What is expected: Each line of the material must be repeated precisely, with the pictures left out.

* * *

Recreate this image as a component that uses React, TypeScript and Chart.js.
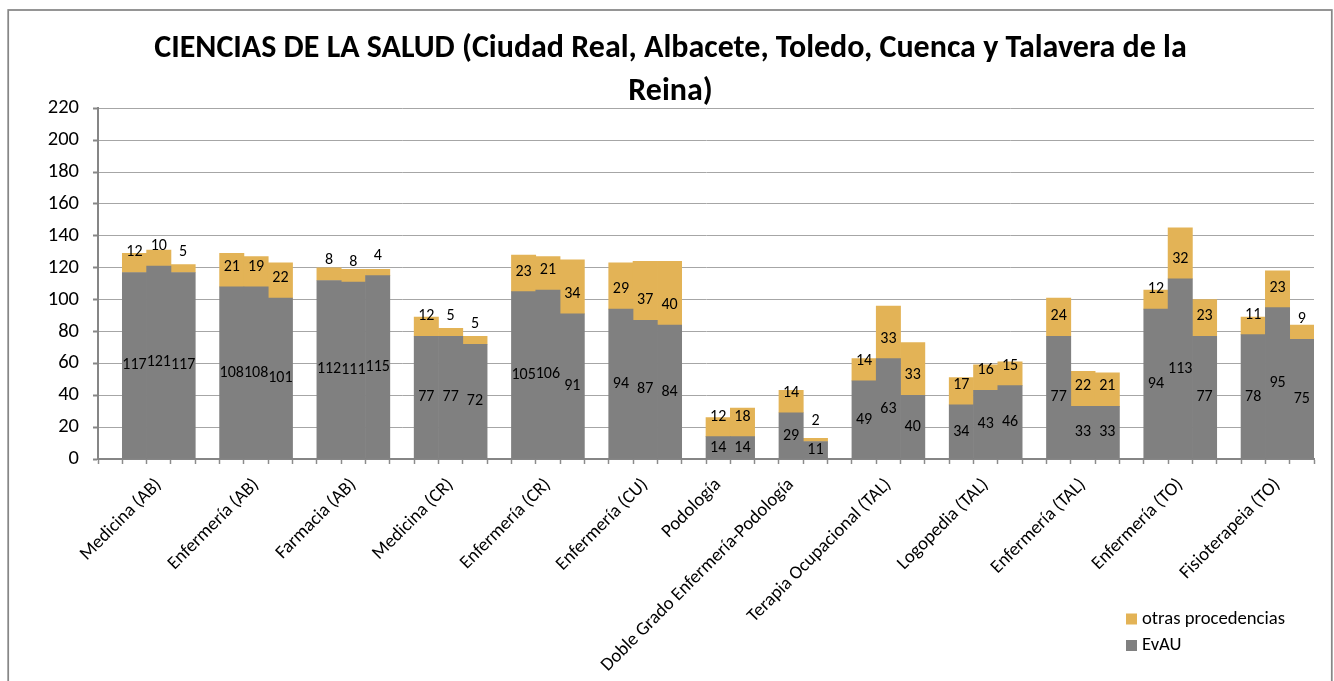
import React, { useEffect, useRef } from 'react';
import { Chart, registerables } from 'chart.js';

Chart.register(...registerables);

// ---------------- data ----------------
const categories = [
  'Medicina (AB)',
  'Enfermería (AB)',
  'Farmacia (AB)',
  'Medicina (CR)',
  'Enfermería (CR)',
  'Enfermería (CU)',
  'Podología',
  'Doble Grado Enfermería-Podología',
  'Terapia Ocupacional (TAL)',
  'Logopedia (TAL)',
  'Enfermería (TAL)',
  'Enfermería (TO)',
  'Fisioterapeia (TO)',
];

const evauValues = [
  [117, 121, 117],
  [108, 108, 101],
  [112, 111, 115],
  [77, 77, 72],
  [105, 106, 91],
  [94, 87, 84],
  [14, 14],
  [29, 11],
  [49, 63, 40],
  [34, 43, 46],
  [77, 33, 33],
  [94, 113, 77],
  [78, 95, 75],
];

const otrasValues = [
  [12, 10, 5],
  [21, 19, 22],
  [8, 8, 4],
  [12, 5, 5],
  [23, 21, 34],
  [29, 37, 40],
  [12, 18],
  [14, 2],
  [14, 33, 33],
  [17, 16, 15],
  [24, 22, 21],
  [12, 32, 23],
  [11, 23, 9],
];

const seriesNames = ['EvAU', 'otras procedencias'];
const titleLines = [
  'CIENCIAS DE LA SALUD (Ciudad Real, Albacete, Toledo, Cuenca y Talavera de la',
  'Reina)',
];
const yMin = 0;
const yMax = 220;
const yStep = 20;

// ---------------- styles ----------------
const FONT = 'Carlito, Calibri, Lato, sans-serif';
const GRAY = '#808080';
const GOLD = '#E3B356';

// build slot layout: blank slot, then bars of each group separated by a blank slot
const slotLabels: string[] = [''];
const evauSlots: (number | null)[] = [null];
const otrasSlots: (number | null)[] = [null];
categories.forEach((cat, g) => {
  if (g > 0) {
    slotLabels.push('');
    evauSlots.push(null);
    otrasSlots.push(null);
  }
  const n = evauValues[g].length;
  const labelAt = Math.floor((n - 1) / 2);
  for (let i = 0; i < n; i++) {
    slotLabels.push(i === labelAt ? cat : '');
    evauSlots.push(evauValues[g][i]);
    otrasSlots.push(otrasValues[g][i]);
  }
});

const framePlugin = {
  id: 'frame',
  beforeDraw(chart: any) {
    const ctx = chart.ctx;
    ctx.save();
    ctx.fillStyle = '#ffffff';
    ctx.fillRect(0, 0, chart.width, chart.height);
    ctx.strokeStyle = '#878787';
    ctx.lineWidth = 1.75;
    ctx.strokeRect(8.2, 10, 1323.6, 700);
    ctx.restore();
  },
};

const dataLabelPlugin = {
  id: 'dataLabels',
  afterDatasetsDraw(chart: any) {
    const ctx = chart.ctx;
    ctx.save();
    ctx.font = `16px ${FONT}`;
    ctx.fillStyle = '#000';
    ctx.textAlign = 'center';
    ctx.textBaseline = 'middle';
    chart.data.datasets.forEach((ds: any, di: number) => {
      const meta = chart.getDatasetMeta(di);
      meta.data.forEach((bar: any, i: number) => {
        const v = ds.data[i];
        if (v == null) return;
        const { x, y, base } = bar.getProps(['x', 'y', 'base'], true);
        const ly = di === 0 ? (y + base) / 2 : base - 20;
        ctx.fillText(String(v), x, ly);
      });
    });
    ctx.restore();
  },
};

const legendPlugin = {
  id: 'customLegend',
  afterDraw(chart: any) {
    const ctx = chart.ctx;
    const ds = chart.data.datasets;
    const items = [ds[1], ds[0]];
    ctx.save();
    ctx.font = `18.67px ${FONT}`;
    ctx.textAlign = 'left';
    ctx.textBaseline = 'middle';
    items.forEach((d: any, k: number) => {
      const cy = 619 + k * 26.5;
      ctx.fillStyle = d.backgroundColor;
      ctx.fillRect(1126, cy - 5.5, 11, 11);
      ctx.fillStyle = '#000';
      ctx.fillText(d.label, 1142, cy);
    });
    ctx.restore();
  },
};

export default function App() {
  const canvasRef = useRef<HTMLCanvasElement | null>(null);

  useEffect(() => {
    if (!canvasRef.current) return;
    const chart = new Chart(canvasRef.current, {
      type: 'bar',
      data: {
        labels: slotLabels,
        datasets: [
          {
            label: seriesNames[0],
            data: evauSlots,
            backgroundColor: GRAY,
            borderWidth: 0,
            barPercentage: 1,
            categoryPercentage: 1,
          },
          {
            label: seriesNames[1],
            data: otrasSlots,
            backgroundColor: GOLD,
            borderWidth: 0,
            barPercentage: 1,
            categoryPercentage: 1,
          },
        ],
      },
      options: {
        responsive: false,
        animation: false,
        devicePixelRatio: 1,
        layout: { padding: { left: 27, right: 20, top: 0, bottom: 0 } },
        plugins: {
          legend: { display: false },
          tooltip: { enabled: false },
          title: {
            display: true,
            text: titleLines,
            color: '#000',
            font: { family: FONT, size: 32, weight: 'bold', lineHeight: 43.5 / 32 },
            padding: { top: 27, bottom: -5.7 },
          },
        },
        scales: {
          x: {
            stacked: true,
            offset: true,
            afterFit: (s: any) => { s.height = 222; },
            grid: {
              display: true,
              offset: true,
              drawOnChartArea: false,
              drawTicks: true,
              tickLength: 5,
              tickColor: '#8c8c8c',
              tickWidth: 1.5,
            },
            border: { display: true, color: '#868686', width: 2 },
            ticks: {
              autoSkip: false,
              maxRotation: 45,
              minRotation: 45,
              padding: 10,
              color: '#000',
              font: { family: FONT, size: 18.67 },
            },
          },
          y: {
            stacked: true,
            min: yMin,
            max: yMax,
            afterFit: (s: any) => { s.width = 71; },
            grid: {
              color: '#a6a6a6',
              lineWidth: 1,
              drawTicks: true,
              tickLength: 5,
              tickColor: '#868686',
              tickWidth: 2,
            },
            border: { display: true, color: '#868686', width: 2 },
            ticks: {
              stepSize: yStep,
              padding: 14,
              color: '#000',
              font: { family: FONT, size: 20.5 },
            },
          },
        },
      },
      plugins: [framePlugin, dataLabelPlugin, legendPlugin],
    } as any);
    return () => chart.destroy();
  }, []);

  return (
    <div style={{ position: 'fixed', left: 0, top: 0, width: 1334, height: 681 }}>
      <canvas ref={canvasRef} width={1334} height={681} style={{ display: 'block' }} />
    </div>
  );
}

* * *

Output below:
Recreate this image as a component that uses React, TypeScript and Chart.js.
import React, { useEffect, useRef } from 'react';
import { Chart, registerables } from 'chart.js';

Chart.register(...registerables);

// ---------------- data ----------------
const categories = [
  'Medicina (AB)',
  'Enfermería (AB)',
  'Farmacia (AB)',
  'Medicina (CR)',
  'Enfermería (CR)',
  'Enfermería (CU)',
  'Podología',
  'Doble Grado Enfermería-Podología',
  'Terapia Ocupacional (TAL)',
  'Logopedia (TAL)',
  'Enfermería (TAL)',
  'Enfermería (TO)',
  'Fisioterapeia (TO)',
];

const evauValues = [
  [117, 121, 117],
  [108, 108, 101],
  [112, 111, 115],
  [77, 77, 72],
  [105, 106, 91],
  [94, 87, 84],
  [14, 14],
  [29, 11],
  [49, 63, 40],
  [34, 43, 46],
  [77, 33, 33],
  [94, 113, 77],
  [78, 95, 75],
];

const otrasValues = [
  [12, 10, 5],
  [21, 19, 22],
  [8, 8, 4],
  [12, 5, 5],
  [23, 21, 34],
  [29, 37, 40],
  [12, 18],
  [14, 2],
  [14, 33, 33],
  [17, 16, 15],
  [24, 22, 21],
  [12, 32, 23],
  [11, 23, 9],
];

const seriesNames = ['EvAU', 'otras procedencias'];
const titleLines = [
  'CIENCIAS DE LA SALUD (Ciudad Real, Albacete, Toledo, Cuenca y Talavera de la',
  'Reina)',
];
const yMin = 0;
const yMax = 220;
const yStep = 20;

// ---------------- styles ----------------
const FONT = 'Carlito, Calibri, Lato, sans-serif';
const GRAY = '#808080';
const GOLD = '#E3B356';

// build slot layout: blank slot, then bars of each group separated by a blank slot
const slotLabels: string[] = [''];
const evauSlots: (number | null)[] = [null];
const otrasSlots: (number | null)[] = [null];
categories.forEach((cat, g) => {
  if (g > 0) {
    slotLabels.push('');
    evauSlots.push(null);
    otrasSlots.push(null);
  }
  const n = evauValues[g].length;
  const labelAt = Math.floor((n - 1) / 2);
  for (let i = 0; i < n; i++) {
    slotLabels.push(i === labelAt ? cat : '');
    evauSlots.push(evauValues[g][i]);
    otrasSlots.push(otrasValues[g][i]);
  }
});

const framePlugin = {
  id: 'frame',
  beforeDraw(chart: any) {
    const ctx = chart.ctx;
    ctx.save();
    ctx.fillStyle = '#ffffff';
    ctx.fillRect(0, 0, chart.width, chart.height);
    ctx.strokeStyle = '#878787';
    ctx.lineWidth = 1.75;
    ctx.strokeRect(8.2, 10, 1323.6, 700);
    ctx.restore();
  },
};

const dataLabelPlugin = {
  id: 'dataLabels',
  afterDatasetsDraw(chart: any) {
    const ctx = chart.ctx;
    ctx.save();
    ctx.font = `16px ${FONT}`;
    ctx.fillStyle = '#000';
    ctx.textAlign = 'center';
    ctx.textBaseline = 'middle';
    chart.data.datasets.forEach((ds: any, di: number) => {
      const meta = chart.getDatasetMeta(di);
      meta.data.forEach((bar: any, i: number) => {
        const v = ds.data[i];
        if (v == null) return;
        const { x, y, base } = bar.getProps(['x', 'y', 'base'], true);
        const ly = di === 0 ? (y + base) / 2 : base - 20;
        ctx.fillText(String(v), x, ly);
      });
    });
    ctx.restore();
  },
};

const legendPlugin = {
  id: 'customLegend',
  afterDraw(chart: any) {
    const ctx = chart.ctx;
    const ds = chart.data.datasets;
    const items = [ds[1], ds[0]];
    ctx.save();
    ctx.font = `18.67px ${FONT}`;
    ctx.textAlign = 'left';
    ctx.textBaseline = 'middle';
    items.forEach((d: any, k: number) => {
      const cy = 619 + k * 26.5;
      ctx.fillStyle = d.backgroundColor;
      ctx.fillRect(1126, cy - 5.5, 11, 11);
      ctx.fillStyle = '#000';
      ctx.fillText(d.label, 1142, cy);
    });
    ctx.restore();
  },
};

export default function App() {
  const canvasRef = useRef<HTMLCanvasElement | null>(null);

  useEffect(() => {
    if (!canvasRef.current) return;
    const chart = new Chart(canvasRef.current, {
      type: 'bar',
      data: {
        labels: slotLabels,
        datasets: [
          {
            label: seriesNames[0],
            data: evauSlots,
            backgroundColor: GRAY,
            borderWidth: 0,
            barPercentage: 1,
            categoryPercentage: 1,
          },
          {
            label: seriesNames[1],
            data: otrasSlots,
            backgroundColor: GOLD,
            borderWidth: 0,
            barPercentage: 1,
            categoryPercentage: 1,
          },
        ],
      },
      options: {
        responsive: false,
        animation: false,
        devicePixelRatio: 1,
        layout: { padding: { left: 27, right: 20, top: 0, bottom: 0 } },
        plugins: {
          legend: { display: false },
          tooltip: { enabled: false },
          title: {
            display: true,
            text: titleLines,
            color: '#000',
            font: { family: FONT, size: 32, weight: 'bold', lineHeight: 43.5 / 32 },
            padding: { top: 27, bottom: -5.7 },
          },
        },
        scales: {
          x: {
            stacked: true,
            offset: true,
            afterFit: (s: any) => { s.height = 222; },
            grid: {
              display: true,
              offset: true,
              drawOnChartArea: false,
              drawTicks: true,
              tickLength: 5,
              tickColor: '#8c8c8c',
              tickWidth: 1.5,
            },
            border: { display: true, color: '#868686', width: 2 },
            ticks: {
              autoSkip: false,
              maxRotation: 45,
              minRotation: 45,
              padding: 10,
              color: '#000',
              font: { family: FONT, size: 18.67 },
            },
          },
          y: {
            stacked: true,
            min: yMin,
            max: yMax,
            afterFit: (s: any) => { s.width = 71; },
            grid: {
              color: '#a6a6a6',
              lineWidth: 1,
              drawTicks: true,
              tickLength: 5,
              tickColor: '#868686',
              tickWidth: 2,
            },
            border: { display: true, color: '#868686', width: 2 },
            ticks: {
              stepSize: yStep,
              padding: 14,
              color: '#000',
              font: { family: FONT, size: 20.5 },
            },
          },
        },
      },
      plugins: [framePlugin, dataLabelPlugin, legendPlugin],
    } as any);
    return () => chart.destroy();
  }, []);

  return (
    <div style={{ position: 'fixed', left: 0, top: 0, width: 1334, height: 681 }}>
      <canvas ref={canvasRef} width={1334} height={681} style={{ display: 'block' }} />
    </div>
  );
}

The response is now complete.